-- start of Information shown --
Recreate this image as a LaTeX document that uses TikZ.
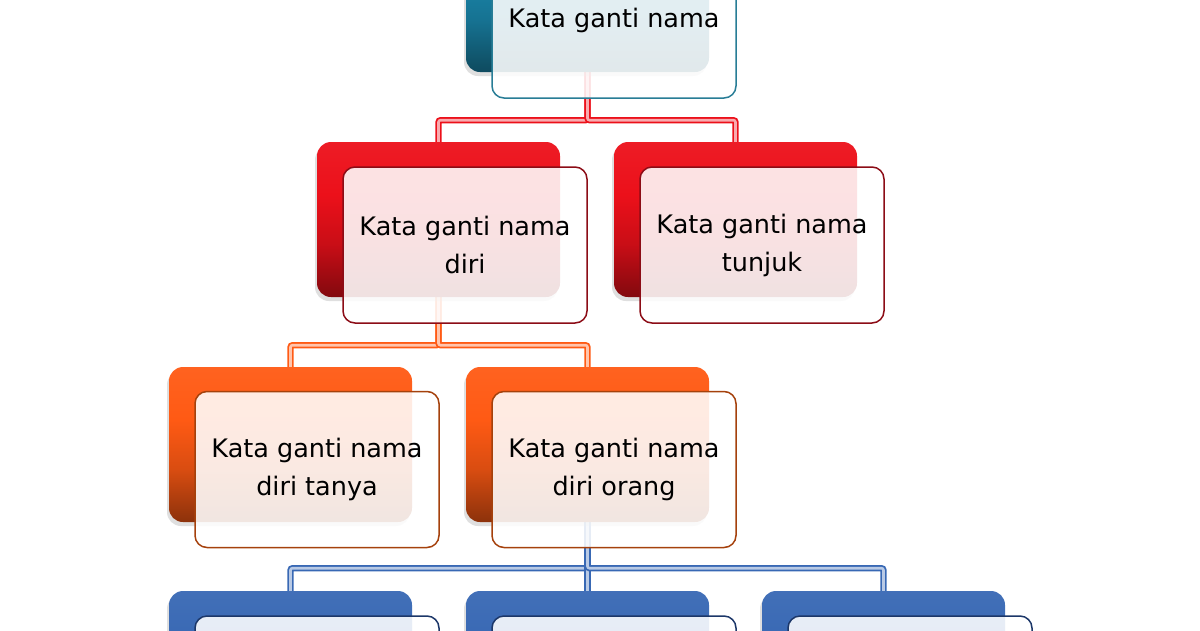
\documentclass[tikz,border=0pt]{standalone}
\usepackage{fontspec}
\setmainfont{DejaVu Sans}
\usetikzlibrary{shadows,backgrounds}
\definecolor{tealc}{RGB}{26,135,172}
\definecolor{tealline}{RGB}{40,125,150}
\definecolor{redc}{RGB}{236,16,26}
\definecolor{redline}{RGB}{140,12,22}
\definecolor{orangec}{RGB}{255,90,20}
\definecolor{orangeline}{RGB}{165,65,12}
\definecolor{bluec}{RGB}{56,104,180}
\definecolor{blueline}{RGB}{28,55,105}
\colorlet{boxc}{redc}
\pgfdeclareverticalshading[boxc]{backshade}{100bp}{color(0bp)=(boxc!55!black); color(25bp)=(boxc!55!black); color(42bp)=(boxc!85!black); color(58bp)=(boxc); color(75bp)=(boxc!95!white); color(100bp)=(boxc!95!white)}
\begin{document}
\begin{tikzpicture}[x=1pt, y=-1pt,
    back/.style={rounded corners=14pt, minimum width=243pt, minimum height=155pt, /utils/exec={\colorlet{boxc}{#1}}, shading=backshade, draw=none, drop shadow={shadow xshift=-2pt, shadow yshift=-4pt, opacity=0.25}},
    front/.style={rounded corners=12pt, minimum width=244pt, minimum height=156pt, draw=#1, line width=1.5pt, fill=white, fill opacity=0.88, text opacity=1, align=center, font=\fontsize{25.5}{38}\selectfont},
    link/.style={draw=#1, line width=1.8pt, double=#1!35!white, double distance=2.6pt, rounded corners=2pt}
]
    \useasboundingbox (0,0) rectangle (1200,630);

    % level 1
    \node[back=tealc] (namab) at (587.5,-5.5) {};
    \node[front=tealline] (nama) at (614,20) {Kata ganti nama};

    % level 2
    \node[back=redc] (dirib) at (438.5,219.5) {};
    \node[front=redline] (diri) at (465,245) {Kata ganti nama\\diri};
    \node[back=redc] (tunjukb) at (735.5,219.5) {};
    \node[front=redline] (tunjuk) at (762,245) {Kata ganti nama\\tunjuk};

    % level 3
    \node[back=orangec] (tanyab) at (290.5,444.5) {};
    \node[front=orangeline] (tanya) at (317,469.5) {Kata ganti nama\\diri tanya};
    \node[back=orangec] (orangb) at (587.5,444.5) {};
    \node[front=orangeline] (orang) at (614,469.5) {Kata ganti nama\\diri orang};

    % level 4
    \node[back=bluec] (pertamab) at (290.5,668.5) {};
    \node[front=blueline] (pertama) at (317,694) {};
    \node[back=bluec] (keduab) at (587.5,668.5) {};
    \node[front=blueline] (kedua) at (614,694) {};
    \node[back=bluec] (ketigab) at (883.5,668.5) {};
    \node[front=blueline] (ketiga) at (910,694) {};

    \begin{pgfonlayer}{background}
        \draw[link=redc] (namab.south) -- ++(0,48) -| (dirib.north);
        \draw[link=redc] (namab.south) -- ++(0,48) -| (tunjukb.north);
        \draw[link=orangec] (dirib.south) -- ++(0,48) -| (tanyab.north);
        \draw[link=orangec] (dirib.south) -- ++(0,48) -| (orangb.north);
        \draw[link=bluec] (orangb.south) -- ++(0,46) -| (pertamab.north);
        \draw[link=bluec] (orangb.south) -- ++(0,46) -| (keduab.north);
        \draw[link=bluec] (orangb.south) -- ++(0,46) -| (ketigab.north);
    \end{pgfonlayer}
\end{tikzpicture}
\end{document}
-- end of Information shown --
*Task directions*.
Set the data above down again exactly as given, with no pictures.

*Exercise response*.
Recreate this image as a LaTeX document that uses TikZ.
\documentclass[tikz,border=0pt]{standalone}
\usepackage{fontspec}
\setmainfont{DejaVu Sans}
\usetikzlibrary{shadows,backgrounds}
\definecolor{tealc}{RGB}{26,135,172}
\definecolor{tealline}{RGB}{40,125,150}
\definecolor{redc}{RGB}{236,16,26}
\definecolor{redline}{RGB}{140,12,22}
\definecolor{orangec}{RGB}{255,90,20}
\definecolor{orangeline}{RGB}{165,65,12}
\definecolor{bluec}{RGB}{56,104,180}
\definecolor{blueline}{RGB}{28,55,105}
\colorlet{boxc}{redc}
\pgfdeclareverticalshading[boxc]{backshade}{100bp}{color(0bp)=(boxc!55!black); color(25bp)=(boxc!55!black); color(42bp)=(boxc!85!black); color(58bp)=(boxc); color(75bp)=(boxc!95!white); color(100bp)=(boxc!95!white)}
\begin{document}
\begin{tikzpicture}[x=1pt, y=-1pt,
    back/.style={rounded corners=14pt, minimum width=243pt, minimum height=155pt, /utils/exec={\colorlet{boxc}{#1}}, shading=backshade, draw=none, drop shadow={shadow xshift=-2pt, shadow yshift=-4pt, opacity=0.25}},
    front/.style={rounded corners=12pt, minimum width=244pt, minimum height=156pt, draw=#1, line width=1.5pt, fill=white, fill opacity=0.88, text opacity=1, align=center, font=\fontsize{25.5}{38}\selectfont},
    link/.style={draw=#1, line width=1.8pt, double=#1!35!white, double distance=2.6pt, rounded corners=2pt}
]
    \useasboundingbox (0,0) rectangle (1200,630);

    % level 1
    \node[back=tealc] (namab) at (587.5,-5.5) {};
    \node[front=tealline] (nama) at (614,20) {Kata ganti nama};

    % level 2
    \node[back=redc] (dirib) at (438.5,219.5) {};
    \node[front=redline] (diri) at (465,245) {Kata ganti nama\\diri};
    \node[back=redc] (tunjukb) at (735.5,219.5) {};
    \node[front=redline] (tunjuk) at (762,245) {Kata ganti nama\\tunjuk};

    % level 3
    \node[back=orangec] (tanyab) at (290.5,444.5) {};
    \node[front=orangeline] (tanya) at (317,469.5) {Kata ganti nama\\diri tanya};
    \node[back=orangec] (orangb) at (587.5,444.5) {};
    \node[front=orangeline] (orang) at (614,469.5) {Kata ganti nama\\diri orang};

    % level 4
    \node[back=bluec] (pertamab) at (290.5,668.5) {};
    \node[front=blueline] (pertama) at (317,694) {};
    \node[back=bluec] (keduab) at (587.5,668.5) {};
    \node[front=blueline] (kedua) at (614,694) {};
    \node[back=bluec] (ketigab) at (883.5,668.5) {};
    \node[front=blueline] (ketiga) at (910,694) {};

    \begin{pgfonlayer}{background}
        \draw[link=redc] (namab.south) -- ++(0,48) -| (dirib.north);
        \draw[link=redc] (namab.south) -- ++(0,48) -| (tunjukb.north);
        \draw[link=orangec] (dirib.south) -- ++(0,48) -| (tanyab.north);
        \draw[link=orangec] (dirib.south) -- ++(0,48) -| (orangb.north);
        \draw[link=bluec] (orangb.south) -- ++(0,46) -| (pertamab.north);
        \draw[link=bluec] (orangb.south) -- ++(0,46) -| (keduab.north);
        \draw[link=bluec] (orangb.south) -- ++(0,46) -| (ketigab.north);
    \end{pgfonlayer}
\end{tikzpicture}
\end{document}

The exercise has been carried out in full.